- **Brief**: Each line in the material below, starting at the one with "Clone this chart" and ending at the one with "import * as", is to be reproduced exactly; no picture is to be copied.

- **Dataset extract**:
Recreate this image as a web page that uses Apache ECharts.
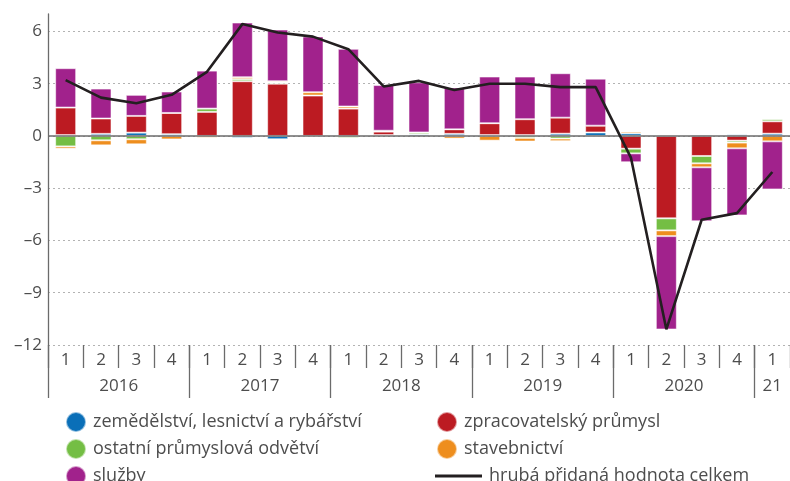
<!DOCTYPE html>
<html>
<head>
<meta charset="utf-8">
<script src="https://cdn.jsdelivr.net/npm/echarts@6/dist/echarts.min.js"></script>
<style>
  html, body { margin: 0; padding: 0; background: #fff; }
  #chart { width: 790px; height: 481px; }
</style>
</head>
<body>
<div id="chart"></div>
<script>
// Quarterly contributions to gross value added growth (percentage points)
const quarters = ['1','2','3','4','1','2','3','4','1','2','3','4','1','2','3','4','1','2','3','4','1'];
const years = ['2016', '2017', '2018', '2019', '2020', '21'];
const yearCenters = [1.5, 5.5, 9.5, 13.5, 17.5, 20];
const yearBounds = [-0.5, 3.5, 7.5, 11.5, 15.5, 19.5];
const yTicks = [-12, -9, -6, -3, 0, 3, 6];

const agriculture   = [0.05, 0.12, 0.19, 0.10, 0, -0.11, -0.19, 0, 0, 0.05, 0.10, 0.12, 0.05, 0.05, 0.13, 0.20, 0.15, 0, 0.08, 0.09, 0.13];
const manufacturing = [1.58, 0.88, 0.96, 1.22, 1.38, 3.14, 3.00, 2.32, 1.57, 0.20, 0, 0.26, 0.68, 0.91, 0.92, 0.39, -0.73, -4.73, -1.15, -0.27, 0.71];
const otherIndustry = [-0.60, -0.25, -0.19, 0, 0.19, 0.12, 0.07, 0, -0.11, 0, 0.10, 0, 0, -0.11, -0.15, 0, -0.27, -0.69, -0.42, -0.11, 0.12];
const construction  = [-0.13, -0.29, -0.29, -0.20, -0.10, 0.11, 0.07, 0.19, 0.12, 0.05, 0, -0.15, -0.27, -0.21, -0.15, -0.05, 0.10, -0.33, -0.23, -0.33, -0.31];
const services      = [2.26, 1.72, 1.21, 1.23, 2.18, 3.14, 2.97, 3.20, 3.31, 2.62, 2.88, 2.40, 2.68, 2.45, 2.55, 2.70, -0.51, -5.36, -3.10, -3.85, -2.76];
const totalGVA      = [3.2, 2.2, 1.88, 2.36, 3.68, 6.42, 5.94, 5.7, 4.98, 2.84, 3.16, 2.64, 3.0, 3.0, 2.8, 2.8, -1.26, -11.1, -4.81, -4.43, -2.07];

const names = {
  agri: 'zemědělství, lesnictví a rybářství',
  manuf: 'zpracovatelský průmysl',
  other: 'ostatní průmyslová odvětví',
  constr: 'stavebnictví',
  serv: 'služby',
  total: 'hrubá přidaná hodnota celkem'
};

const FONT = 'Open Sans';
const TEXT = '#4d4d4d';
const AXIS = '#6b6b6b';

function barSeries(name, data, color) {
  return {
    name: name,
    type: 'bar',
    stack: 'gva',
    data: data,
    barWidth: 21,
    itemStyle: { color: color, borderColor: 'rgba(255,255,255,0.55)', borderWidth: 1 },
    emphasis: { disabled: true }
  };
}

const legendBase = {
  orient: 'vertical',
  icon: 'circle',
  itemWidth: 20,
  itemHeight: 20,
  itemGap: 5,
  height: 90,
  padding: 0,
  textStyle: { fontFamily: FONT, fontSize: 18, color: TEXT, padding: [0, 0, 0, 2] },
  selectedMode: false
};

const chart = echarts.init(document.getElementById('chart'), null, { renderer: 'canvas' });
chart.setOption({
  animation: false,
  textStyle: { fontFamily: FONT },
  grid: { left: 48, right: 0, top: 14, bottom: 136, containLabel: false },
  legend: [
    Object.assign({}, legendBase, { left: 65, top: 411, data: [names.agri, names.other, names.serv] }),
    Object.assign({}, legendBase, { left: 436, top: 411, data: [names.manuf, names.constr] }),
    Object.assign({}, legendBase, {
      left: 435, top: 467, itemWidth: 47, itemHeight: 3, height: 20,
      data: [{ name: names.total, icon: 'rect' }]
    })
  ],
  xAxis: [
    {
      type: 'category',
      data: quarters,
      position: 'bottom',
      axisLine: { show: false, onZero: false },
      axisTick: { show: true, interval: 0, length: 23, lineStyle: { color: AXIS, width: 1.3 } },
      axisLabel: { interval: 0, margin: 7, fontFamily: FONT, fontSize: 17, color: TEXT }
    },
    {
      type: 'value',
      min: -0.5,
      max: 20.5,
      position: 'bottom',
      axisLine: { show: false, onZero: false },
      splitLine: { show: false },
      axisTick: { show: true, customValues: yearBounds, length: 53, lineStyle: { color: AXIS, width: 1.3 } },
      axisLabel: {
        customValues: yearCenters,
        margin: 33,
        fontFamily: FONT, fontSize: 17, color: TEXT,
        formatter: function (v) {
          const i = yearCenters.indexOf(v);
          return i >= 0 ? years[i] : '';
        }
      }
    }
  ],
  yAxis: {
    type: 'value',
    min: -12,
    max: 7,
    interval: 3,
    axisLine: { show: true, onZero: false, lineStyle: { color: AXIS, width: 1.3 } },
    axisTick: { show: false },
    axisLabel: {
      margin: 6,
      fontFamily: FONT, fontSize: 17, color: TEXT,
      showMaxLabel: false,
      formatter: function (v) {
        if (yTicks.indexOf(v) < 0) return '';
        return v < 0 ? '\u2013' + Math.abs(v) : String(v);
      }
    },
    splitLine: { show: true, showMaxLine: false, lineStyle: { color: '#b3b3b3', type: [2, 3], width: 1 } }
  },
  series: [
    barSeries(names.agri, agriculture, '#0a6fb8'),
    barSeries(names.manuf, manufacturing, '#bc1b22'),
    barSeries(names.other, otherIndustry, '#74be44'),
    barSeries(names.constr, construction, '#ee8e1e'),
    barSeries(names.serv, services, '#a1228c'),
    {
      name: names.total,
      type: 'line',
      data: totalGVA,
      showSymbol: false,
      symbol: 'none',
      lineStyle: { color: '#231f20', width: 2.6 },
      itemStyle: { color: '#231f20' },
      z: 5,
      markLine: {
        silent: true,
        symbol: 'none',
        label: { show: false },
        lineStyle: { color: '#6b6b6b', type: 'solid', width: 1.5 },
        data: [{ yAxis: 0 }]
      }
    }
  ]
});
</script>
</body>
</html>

--

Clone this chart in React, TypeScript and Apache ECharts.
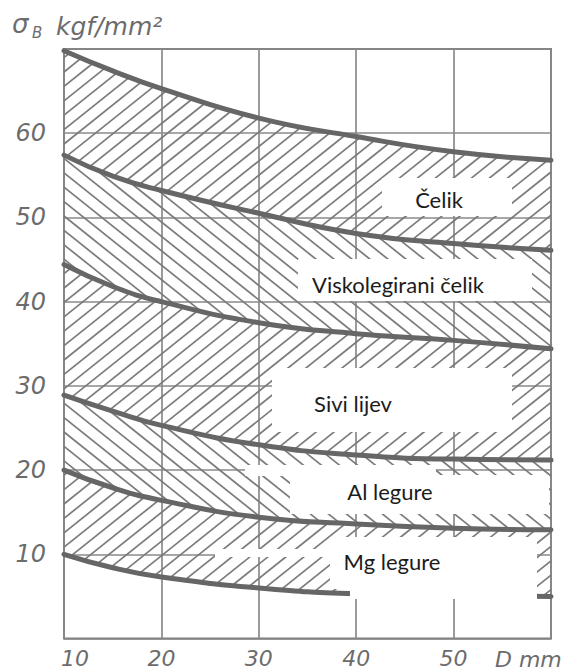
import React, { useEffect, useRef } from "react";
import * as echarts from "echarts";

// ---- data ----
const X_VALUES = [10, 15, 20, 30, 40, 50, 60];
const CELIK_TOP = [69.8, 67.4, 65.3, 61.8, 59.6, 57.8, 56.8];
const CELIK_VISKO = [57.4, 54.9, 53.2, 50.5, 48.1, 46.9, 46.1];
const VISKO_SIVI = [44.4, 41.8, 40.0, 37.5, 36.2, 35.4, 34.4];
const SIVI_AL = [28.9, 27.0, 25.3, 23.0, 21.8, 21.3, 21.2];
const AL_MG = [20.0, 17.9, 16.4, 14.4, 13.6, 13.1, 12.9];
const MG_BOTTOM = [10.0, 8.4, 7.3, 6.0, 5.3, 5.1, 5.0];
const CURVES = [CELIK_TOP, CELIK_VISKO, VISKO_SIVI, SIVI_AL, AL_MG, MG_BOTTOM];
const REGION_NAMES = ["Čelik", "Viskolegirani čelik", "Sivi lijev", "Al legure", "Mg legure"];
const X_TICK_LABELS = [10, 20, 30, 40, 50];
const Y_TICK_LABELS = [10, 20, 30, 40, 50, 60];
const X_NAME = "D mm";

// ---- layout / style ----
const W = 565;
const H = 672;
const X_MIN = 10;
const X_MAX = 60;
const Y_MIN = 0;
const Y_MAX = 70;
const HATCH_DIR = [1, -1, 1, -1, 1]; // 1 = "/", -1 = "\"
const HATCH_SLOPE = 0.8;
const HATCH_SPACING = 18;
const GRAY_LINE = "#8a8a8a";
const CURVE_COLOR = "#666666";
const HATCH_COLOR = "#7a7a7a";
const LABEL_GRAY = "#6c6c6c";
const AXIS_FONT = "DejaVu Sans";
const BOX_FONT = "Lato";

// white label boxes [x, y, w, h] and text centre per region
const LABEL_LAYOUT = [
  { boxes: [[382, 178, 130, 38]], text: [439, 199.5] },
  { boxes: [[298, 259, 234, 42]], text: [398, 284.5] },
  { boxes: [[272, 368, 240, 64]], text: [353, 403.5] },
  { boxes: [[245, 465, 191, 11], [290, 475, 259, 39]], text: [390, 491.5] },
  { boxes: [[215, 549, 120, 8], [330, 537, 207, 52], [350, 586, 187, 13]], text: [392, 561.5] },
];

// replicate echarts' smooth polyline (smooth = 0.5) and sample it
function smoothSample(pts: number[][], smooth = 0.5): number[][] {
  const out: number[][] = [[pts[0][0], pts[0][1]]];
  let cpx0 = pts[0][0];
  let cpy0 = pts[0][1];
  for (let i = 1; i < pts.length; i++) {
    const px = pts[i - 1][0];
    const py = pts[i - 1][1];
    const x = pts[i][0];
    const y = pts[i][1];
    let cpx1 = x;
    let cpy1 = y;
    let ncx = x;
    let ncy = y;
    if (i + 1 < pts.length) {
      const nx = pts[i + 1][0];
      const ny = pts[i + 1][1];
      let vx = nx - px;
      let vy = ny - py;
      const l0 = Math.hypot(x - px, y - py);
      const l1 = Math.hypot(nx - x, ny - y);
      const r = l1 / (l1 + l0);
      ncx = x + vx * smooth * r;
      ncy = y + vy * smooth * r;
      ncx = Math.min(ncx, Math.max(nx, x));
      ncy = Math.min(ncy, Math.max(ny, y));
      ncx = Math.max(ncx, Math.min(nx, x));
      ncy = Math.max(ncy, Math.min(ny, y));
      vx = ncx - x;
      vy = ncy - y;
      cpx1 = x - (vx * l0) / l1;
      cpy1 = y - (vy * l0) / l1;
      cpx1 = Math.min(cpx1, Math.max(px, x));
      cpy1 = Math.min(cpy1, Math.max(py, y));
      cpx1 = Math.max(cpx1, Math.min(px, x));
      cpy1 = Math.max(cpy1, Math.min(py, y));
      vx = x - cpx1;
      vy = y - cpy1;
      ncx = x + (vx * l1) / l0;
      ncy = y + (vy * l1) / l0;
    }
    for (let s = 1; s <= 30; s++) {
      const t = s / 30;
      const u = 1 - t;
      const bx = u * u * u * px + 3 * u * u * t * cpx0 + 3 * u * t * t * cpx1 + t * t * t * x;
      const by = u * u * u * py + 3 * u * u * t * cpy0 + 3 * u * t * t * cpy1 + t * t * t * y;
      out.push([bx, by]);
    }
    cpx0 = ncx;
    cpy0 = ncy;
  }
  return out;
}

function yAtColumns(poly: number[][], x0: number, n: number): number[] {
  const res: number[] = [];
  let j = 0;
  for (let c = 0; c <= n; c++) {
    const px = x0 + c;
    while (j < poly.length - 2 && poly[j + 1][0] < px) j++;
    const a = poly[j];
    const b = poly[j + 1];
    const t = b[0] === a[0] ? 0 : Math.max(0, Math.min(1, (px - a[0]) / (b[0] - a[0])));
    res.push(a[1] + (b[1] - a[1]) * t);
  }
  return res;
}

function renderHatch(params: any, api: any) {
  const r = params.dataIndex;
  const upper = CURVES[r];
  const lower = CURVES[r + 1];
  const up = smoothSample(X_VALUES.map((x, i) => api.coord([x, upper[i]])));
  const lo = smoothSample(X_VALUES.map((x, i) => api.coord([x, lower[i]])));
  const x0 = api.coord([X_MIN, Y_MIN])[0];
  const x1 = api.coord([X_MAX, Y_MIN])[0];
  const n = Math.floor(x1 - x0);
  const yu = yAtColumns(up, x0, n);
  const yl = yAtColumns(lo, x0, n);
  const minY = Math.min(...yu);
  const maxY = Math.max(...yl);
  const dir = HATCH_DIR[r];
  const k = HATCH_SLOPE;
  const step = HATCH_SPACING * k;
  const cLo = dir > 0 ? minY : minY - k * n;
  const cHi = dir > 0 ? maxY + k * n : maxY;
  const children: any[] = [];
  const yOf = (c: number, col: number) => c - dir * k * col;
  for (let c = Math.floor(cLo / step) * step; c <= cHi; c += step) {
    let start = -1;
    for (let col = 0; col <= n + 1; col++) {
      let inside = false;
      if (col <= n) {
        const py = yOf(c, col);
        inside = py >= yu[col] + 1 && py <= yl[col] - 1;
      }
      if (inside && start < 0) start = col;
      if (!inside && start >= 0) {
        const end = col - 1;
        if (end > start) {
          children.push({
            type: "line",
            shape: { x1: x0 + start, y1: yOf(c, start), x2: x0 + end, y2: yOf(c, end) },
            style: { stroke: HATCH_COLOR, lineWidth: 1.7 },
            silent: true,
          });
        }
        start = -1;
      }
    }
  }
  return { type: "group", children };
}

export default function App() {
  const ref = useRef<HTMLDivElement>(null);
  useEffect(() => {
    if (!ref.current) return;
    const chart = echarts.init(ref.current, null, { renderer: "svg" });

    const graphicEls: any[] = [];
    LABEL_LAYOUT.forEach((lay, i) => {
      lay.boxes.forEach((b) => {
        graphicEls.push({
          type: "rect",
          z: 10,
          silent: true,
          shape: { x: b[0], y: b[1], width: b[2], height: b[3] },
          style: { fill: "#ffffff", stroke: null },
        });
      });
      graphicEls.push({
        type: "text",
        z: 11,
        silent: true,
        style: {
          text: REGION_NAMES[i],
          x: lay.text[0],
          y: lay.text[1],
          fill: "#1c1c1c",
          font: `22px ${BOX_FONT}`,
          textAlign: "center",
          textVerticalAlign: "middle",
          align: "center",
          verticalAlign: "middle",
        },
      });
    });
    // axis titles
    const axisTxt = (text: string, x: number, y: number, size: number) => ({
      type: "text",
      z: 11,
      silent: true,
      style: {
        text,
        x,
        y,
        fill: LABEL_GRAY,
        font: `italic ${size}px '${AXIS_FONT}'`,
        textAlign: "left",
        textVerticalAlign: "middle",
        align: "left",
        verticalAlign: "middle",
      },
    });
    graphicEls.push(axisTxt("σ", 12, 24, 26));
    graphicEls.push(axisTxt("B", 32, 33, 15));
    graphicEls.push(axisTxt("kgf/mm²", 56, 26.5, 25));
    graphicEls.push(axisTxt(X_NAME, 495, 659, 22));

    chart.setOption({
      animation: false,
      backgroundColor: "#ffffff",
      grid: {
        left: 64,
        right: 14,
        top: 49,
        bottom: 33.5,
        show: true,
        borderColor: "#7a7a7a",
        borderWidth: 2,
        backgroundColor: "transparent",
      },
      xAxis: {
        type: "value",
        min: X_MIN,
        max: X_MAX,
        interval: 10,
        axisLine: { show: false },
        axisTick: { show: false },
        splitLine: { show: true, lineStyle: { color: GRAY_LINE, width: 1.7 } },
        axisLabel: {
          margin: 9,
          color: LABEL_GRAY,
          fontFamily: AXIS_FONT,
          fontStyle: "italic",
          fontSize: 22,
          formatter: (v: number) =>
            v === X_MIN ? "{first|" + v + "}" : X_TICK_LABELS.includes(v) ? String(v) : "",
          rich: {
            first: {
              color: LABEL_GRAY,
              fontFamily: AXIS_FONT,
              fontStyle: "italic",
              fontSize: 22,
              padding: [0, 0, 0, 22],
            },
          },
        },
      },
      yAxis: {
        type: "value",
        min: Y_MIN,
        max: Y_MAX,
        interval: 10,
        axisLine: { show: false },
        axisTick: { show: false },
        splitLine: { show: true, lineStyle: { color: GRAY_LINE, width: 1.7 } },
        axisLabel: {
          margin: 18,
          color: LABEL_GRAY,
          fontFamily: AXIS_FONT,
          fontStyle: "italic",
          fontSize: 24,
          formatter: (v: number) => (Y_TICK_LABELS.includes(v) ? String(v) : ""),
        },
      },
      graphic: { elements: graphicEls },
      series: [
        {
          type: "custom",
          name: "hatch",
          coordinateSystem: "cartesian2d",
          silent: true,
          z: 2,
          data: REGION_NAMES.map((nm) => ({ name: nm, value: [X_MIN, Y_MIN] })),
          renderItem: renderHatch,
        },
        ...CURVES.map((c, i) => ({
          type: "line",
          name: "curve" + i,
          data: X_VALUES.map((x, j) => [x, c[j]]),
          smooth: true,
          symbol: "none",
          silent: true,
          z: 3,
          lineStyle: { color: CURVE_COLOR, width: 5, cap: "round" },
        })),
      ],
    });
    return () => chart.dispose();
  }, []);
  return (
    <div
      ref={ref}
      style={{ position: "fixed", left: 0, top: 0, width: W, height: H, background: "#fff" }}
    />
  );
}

- **Right answer**:
Clone this chart in React, TypeScript and Apache ECharts.
import React, { useEffect, useRef } from "react";
import * as echarts from "echarts";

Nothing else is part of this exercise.